Wednesday, February 4, 2009
Getting Back Again
Sorry I have been away for a while, but I was sick with the flu, and that puts an end to all my plans and ideas. I have been busy, though, and managed to draw everyday, even if I did not get to paint as often as I would have liked. It was tough drawing with the flu, and some times I only got 15 minutes in, but my goal for this year is to draw everyday. Drawing is a very difficult skill to master, and it takes constant practice as well to maintain the current skill set.
I am painting on a watercolor (the third in a series) about BC Ferries. I have also set myself a goal to complete at least six in the series, and get a show for the series early next year at a local gallery. I really love the water, and the ferries here, and feel people take them for granted.
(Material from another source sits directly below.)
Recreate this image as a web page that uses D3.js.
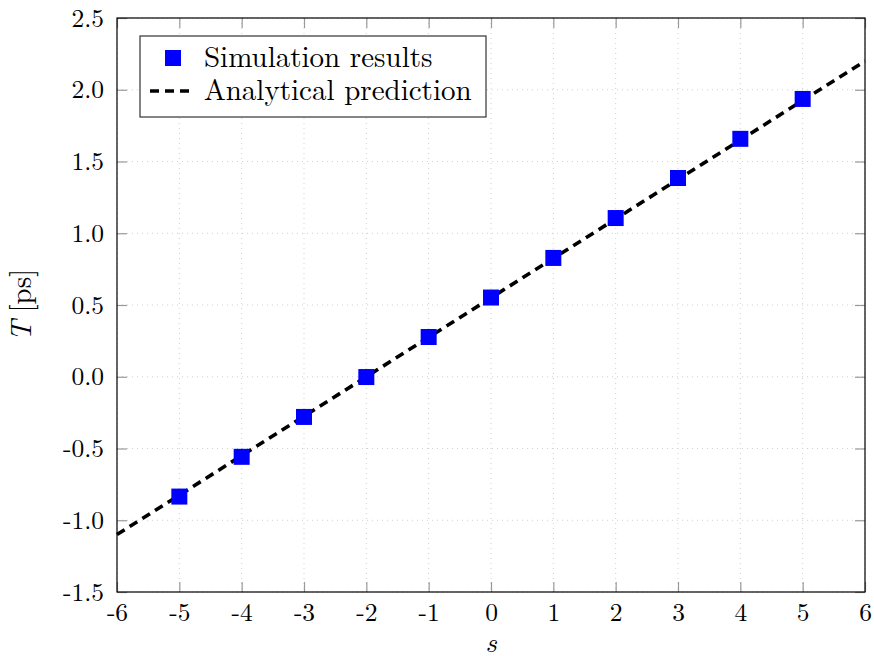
<!DOCTYPE html>
<html>
<head>
<meta charset="utf-8">
<script src="https://cdn.jsdelivr.net/npm/d3@7"></script>
<style>
body{margin:0;background:#fff;}
</style>
</head>
<body>
<div id="chart"></div>
<script>
// simulation points
var simS = [-5,-4,-3,-2,-1,0,1,2,3,4,5];
var simT = [-0.835,-0.558,-0.28,-0.002,0.277,0.552,0.828,1.106,1.385,1.658,1.936];
// analytical line endpoints
var lineS = [-6,6];
var lineT = [-1.1,2.2];
var xTicks = [-6,-5,-4,-3,-2,-1,0,1,2,3,4,5,6];
var yTicks = [-1.5,-1.0,-0.5,0.0,0.5,1.0,1.5,2.0,2.5];

var width = 874, height = 656;
var margin = {top:18, left:117, right:9, bottom:64};
var iw = width-margin.left-margin.right, ih = height-margin.top-margin.bottom;

var x = d3.scaleLinear().domain([-6,6]).range([0,iw]);
var y = d3.scaleLinear().domain([-1.5,2.5]).range([ih,0]);

var svg = d3.select('#chart').append('svg').attr('width',width).attr('height',height)
  .append('g').attr('transform','translate('+margin.left+','+margin.top+')');

var font = '"Latin Modern Roman","CMU Serif","Liberation Serif",serif';
// grid
svg.append('g').selectAll('line').data(xTicks).enter().append('line')
  .attr('x1',d=>x(d)).attr('x2',d=>x(d)).attr('y1',0).attr('y2',ih)
  .attr('stroke','#d0d0d0').attr('stroke-width',1).attr('stroke-dasharray','1,4');
svg.append('g').selectAll('line').data(yTicks).enter().append('line')
  .attr('y1',d=>y(d)).attr('y2',d=>y(d)).attr('x1',0).attr('x2',iw)
  .attr('stroke','#d0d0d0').attr('stroke-width',1).attr('stroke-dasharray','1,4');

// axes with inward ticks on all sides
function styleAxis(g){
  g.select('.domain').remove();
  g.selectAll('.tick line').attr('stroke','#999').attr('stroke-width',1.2);
  g.selectAll('.tick text').attr('font-family',font).attr('font-size',25.5).attr('fill','#000');
}
var fmt = d=> d<0 ? '-'+Math.abs(d).toFixed(1) : d.toFixed(1);
var fmtX = d=> d<0 ? '-'+Math.abs(d) : String(d);
svg.append('g').attr('transform','translate(0,'+ih+')')
  .call(d3.axisBottom(x).tickValues(xTicks).tickFormat(fmtX).tickSize(-10).tickPadding(11))
  .call(styleAxis);
svg.append('g')
  .call(d3.axisTop(x).tickValues(xTicks).tickFormat('').tickSize(-10))
  .call(styleAxis);
svg.append('g')
  .call(d3.axisLeft(y).tickValues(yTicks).tickFormat(fmt).tickSize(-10).tickPadding(13))
  .call(styleAxis);
svg.append('g').attr('transform','translate('+iw+',0)')
  .call(d3.axisRight(y).tickValues(yTicks).tickFormat('').tickSize(-10))
  .call(styleAxis);

svg.append('rect').attr('x',0).attr('y',0).attr('width',iw).attr('height',ih)
  .attr('fill','none').attr('stroke','#000').attr('stroke-width',1.2);

// analytical line
var line = d3.line().x(d=>x(d[0])).y(d=>y(d[1]));
svg.append('path').datum(d3.zip(lineS,lineT)).attr('d',line)
  .attr('fill','none').attr('stroke','#000').attr('stroke-width',3.6).attr('stroke-dasharray','9,6');

// simulation markers
var ms = 16;
svg.selectAll('.sim').data(d3.zip(simS,simT)).enter().append('rect')
  .attr('class','sim')
  .attr('x',d=>x(d[0])-ms/2).attr('y',d=>y(d[1])-ms/2)
  .attr('width',ms).attr('height',ms).attr('fill','#0000ff');

// axis labels
svg.append('text').attr('x',iw/2).attr('y',ih+60).attr('text-anchor','middle')
  .attr('font-family',font).attr('font-size',28).attr('font-style','italic').text('s');
var yl = svg.append('text').attr('transform','translate(-86,'+(305-margin.top)+') rotate(-90)')
  .attr('text-anchor','middle').attr('font-family',font).attr('font-size',29);
yl.append('tspan').attr('font-style','italic').text('T');
yl.append('tspan').attr('dx',8).text('[ps]');

// legend
var lg = svg.append('g').attr('transform','translate(23,18)');
lg.append('rect').attr('width',346).attr('height',81).attr('fill','#fff')
  .attr('stroke','#333').attr('stroke-width',1.2);
lg.append('rect').attr('x',33-ms/2).attr('y',22-ms/2).attr('width',ms).attr('height',ms).attr('fill','#0000ff');
lg.append('line').attr('x1',10).attr('x2',52).attr('y1',55).attr('y2',55)
  .attr('stroke','#000').attr('stroke-width',3.6).attr('stroke-dasharray','9,6');
lg.append('text').attr('x',64).attr('y',31).attr('font-family',font).attr('font-size',29).text('Simulation results');
lg.append('text').attr('x',64).attr('y',64).attr('font-family',font).attr('font-size',29).text('Analytical prediction');
</script>
</body>
</html>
My series is contemporary, and are my impressions about being on the ferries. I am planning a number of ferry trips this year to round out my reference materials, and because it can be a fun day trip or short vacation.
I am also struggling with my exhibit life. I just closed down one show, and hung another, and find I am getting behind in finished works. I sold one painting at the last show, and several shows coming up in the next couple of months, but find myself drawn to sketching alot, and lose works of art. I am trying to become loser in my technique, as well as in my life. It is like relearning how to live, and how to do art. It is a step backward for a while, but I believe it is worth the learning curve because it will improve my enjoyment of art, of life, and create more fun.
When I was sick with the flu, I found that I had a big depression (I always get depressed when I am sick). While depressed, I got thinking, what am I living for. I was pretty miserable, and despondent for the moment. I am just so glad I have my art. It was what kept me going, and I never once wavered in my desire to create it.
I get compliments from many people about how eclectic my art is, and how astonished they are that I am able to create in such a variety of ways. To me I always feel bad when I hear this, because I have always been told to specialize, develop a recognizable focus, that is what galleries and collectors want. I feel I have a focus, people, but somehow it seems too broad. I will continue with working the way I do, though, because I think it is important for an artist to create what moves him, not to be too straight-jacketed. I know as an artist I need discipline, and I am working on developing it so I produce art even when I don't feel like it, even when I am very sick, even when it is inconvenient.
I struggle with managing day to day life, putting my art first, and not getting to discouraged at how slow my career as an artist seems to be growing. I struggle with the business end, the creative part, and my lack of artist business skills. I must stay focused on the progress that I have achieved in the last year (really a big step forward) and not the pace which is slower than I like.
I am adding another image to this blog. This is the still life I did. I know my focus is on people, but I did the still life as a counter point, to stay fresh, to not get bored and tired of doing people. I try to include people in all that I do, but this one is missing people! Maybe I am as eclectic as people say I am.